→ **TASK PROMPT**:
Copy the records below exactly, starting at the line that contains "Output the Python" and ending at the line that contains "import numpy as np"; leave out any pictures.

(Figure scripts)
(begin)
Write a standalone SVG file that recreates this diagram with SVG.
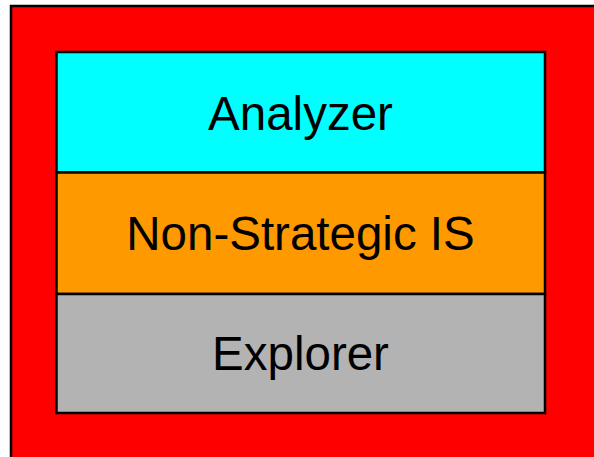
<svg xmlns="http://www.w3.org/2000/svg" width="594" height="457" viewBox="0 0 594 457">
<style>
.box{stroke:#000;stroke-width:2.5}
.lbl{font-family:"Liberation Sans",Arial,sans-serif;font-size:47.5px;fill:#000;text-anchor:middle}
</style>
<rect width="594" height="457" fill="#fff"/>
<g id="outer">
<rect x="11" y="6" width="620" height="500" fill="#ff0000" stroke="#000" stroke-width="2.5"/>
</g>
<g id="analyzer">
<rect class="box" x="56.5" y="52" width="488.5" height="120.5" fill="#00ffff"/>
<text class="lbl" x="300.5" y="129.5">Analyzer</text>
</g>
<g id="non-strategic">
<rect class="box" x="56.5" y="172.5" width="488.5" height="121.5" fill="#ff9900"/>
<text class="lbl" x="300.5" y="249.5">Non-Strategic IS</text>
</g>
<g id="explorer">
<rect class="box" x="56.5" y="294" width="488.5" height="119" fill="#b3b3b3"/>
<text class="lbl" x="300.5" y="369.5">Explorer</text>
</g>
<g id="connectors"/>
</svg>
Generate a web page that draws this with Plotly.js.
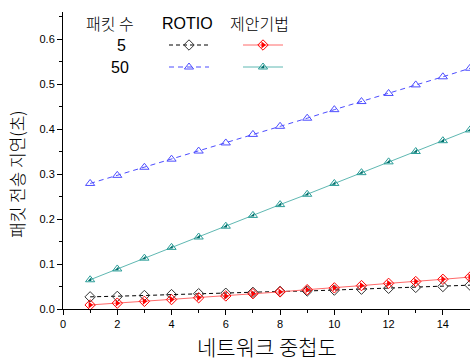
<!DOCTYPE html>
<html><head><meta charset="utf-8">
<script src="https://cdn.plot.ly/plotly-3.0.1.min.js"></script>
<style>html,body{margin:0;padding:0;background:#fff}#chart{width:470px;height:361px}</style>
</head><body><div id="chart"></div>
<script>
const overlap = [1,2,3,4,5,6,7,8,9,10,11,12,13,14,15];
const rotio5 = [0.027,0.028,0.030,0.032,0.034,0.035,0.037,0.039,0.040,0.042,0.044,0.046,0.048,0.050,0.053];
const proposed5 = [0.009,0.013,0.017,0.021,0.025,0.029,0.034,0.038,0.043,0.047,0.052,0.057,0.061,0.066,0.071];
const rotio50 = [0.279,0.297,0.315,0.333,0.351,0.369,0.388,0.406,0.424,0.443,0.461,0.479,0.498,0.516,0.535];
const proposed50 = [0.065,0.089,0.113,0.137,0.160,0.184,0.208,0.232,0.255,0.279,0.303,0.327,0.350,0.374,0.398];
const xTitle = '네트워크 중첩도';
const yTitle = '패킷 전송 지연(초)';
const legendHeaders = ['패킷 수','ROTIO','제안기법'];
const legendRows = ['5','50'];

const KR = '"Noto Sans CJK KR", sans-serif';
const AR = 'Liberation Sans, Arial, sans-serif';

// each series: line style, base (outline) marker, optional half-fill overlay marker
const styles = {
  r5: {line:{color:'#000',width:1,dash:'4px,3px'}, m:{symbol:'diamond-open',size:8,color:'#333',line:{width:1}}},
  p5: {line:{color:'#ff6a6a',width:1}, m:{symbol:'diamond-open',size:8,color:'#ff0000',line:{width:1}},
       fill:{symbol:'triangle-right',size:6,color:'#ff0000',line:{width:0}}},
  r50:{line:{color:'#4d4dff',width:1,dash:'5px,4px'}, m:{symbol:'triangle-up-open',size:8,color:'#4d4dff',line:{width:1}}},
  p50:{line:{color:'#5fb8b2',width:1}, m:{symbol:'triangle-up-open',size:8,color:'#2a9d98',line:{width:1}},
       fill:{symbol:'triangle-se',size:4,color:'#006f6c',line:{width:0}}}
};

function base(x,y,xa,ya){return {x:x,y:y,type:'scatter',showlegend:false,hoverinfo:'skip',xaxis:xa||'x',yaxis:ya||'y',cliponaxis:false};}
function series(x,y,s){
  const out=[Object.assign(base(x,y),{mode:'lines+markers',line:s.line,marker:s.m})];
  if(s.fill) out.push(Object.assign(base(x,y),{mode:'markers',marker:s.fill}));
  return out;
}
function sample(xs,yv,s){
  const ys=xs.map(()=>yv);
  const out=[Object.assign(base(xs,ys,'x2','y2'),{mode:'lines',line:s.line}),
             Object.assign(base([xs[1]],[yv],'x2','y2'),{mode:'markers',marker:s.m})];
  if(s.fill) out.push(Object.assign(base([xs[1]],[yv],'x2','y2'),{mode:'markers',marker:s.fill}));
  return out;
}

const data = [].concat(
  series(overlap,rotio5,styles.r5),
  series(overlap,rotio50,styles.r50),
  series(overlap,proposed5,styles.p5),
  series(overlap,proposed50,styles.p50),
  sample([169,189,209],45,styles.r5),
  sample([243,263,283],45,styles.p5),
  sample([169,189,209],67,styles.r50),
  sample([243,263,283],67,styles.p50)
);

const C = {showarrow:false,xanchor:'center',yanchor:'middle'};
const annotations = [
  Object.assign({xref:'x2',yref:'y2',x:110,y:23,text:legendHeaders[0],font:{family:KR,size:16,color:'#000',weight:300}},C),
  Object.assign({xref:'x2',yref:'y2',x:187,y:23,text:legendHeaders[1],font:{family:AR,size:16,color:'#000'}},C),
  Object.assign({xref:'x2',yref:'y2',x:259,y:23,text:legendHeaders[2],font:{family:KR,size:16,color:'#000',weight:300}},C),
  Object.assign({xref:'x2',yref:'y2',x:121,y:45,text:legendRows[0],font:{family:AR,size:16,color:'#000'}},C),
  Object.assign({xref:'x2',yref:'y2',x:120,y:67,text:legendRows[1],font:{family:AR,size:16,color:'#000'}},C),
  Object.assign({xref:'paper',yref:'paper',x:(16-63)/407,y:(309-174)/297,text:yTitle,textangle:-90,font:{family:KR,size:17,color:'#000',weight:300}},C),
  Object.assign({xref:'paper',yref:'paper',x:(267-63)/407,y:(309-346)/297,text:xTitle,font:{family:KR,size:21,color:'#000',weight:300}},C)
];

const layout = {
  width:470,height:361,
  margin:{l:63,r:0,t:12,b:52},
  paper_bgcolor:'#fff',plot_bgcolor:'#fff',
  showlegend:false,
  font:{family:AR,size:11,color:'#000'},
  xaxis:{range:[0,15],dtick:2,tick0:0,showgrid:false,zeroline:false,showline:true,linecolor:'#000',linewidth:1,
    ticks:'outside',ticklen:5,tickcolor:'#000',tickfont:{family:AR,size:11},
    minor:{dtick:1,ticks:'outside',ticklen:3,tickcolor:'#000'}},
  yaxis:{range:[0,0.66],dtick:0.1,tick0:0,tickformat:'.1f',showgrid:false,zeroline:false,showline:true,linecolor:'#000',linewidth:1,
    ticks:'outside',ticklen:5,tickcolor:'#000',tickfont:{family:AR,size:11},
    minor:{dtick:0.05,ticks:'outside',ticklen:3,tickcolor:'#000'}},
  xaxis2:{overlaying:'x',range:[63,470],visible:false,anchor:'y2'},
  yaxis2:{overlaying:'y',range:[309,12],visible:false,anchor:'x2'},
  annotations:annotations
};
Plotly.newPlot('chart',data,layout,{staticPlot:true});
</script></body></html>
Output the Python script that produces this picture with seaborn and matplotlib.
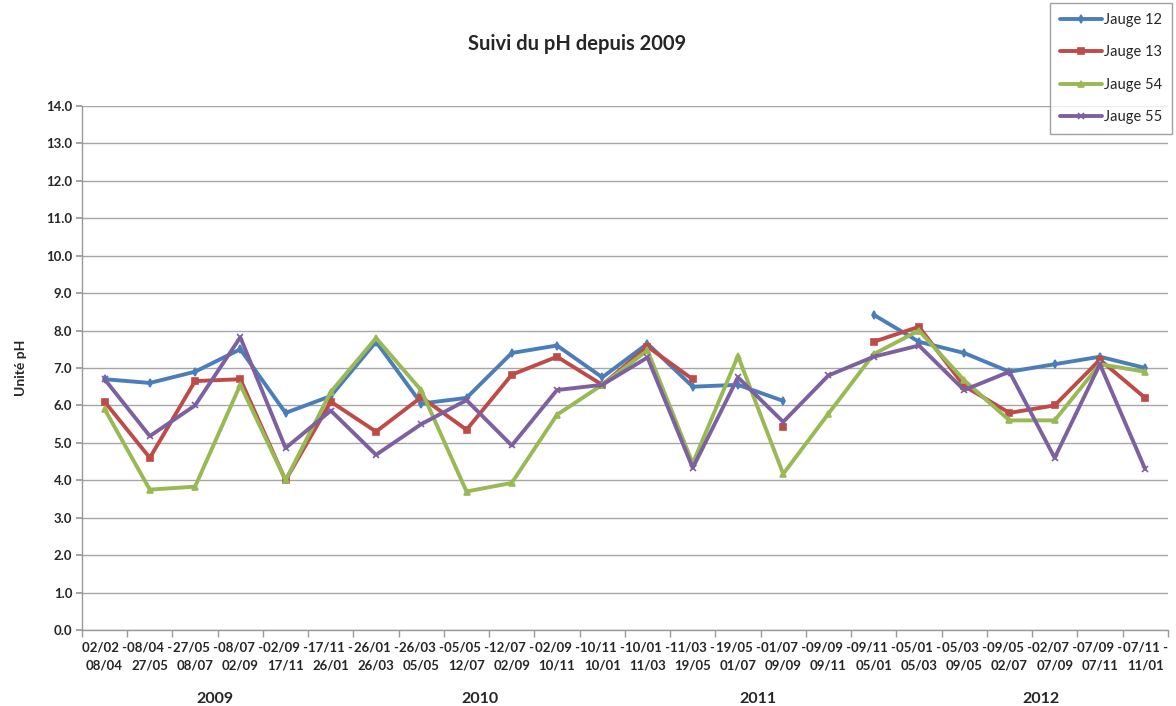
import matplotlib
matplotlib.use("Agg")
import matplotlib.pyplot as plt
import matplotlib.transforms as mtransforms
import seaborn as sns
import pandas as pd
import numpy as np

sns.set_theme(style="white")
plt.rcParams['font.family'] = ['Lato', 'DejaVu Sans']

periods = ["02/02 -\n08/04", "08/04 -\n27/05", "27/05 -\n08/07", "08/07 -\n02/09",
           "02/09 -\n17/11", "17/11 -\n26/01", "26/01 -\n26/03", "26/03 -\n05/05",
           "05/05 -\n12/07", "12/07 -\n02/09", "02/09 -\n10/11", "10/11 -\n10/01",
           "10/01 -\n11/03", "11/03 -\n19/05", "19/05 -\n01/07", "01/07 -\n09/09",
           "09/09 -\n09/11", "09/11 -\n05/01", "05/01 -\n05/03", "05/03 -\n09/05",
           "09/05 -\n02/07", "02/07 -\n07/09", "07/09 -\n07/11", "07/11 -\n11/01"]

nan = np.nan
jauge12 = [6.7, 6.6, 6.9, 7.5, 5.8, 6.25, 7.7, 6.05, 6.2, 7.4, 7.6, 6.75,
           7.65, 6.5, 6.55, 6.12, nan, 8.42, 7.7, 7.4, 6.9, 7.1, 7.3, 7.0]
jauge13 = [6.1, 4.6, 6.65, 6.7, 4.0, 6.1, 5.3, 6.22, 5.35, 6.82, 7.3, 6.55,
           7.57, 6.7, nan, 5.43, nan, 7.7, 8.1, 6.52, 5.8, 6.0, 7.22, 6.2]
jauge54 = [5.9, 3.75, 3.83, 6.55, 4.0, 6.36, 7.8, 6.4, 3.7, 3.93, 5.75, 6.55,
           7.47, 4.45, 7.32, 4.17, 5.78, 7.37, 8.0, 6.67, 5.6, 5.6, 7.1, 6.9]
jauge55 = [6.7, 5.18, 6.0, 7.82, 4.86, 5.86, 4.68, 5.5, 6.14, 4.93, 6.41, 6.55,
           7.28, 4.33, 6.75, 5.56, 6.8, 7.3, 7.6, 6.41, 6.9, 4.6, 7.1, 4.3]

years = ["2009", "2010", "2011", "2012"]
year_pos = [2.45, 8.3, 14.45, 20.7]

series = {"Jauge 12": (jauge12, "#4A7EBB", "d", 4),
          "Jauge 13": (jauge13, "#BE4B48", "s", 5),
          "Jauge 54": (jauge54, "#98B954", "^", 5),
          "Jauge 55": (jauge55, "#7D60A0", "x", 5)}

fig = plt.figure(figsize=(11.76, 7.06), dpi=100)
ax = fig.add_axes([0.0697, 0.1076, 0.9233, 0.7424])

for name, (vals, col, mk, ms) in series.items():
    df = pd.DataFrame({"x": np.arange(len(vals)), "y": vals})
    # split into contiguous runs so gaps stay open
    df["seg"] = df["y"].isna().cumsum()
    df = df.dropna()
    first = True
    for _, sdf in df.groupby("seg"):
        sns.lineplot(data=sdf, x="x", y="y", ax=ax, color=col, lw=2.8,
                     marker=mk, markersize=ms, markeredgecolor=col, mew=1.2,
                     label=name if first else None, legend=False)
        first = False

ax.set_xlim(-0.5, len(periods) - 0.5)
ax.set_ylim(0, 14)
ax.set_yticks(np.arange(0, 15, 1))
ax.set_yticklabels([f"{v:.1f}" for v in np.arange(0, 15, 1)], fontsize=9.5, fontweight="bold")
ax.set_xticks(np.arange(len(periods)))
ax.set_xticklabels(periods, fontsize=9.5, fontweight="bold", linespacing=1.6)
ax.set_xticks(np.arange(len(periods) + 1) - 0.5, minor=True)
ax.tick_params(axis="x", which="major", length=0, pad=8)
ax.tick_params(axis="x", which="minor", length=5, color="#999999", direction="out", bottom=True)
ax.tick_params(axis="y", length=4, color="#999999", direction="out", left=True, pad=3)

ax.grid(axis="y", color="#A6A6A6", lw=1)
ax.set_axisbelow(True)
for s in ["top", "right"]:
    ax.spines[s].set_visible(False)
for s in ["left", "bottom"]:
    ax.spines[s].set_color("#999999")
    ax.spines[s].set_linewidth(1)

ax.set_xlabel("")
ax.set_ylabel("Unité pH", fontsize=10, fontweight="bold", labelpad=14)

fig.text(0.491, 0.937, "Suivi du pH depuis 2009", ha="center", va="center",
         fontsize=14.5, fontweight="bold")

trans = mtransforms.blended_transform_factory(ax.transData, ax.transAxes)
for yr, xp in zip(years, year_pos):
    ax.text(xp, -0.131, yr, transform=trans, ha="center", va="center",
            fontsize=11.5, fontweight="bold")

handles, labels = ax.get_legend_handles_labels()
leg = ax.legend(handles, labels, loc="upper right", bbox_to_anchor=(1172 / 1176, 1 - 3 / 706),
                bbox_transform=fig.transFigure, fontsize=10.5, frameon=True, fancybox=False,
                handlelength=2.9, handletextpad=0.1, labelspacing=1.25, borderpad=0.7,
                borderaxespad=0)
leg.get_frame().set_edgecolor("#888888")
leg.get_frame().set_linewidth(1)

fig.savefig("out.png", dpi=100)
(end)
→ **WRITTEN ANSWER**:
Output the Python script that produces this picture with seaborn and matplotlib.
import matplotlib
matplotlib.use("Agg")
import matplotlib.pyplot as plt
import matplotlib.transforms as mtransforms
import seaborn as sns
import pandas as pd
import numpy as np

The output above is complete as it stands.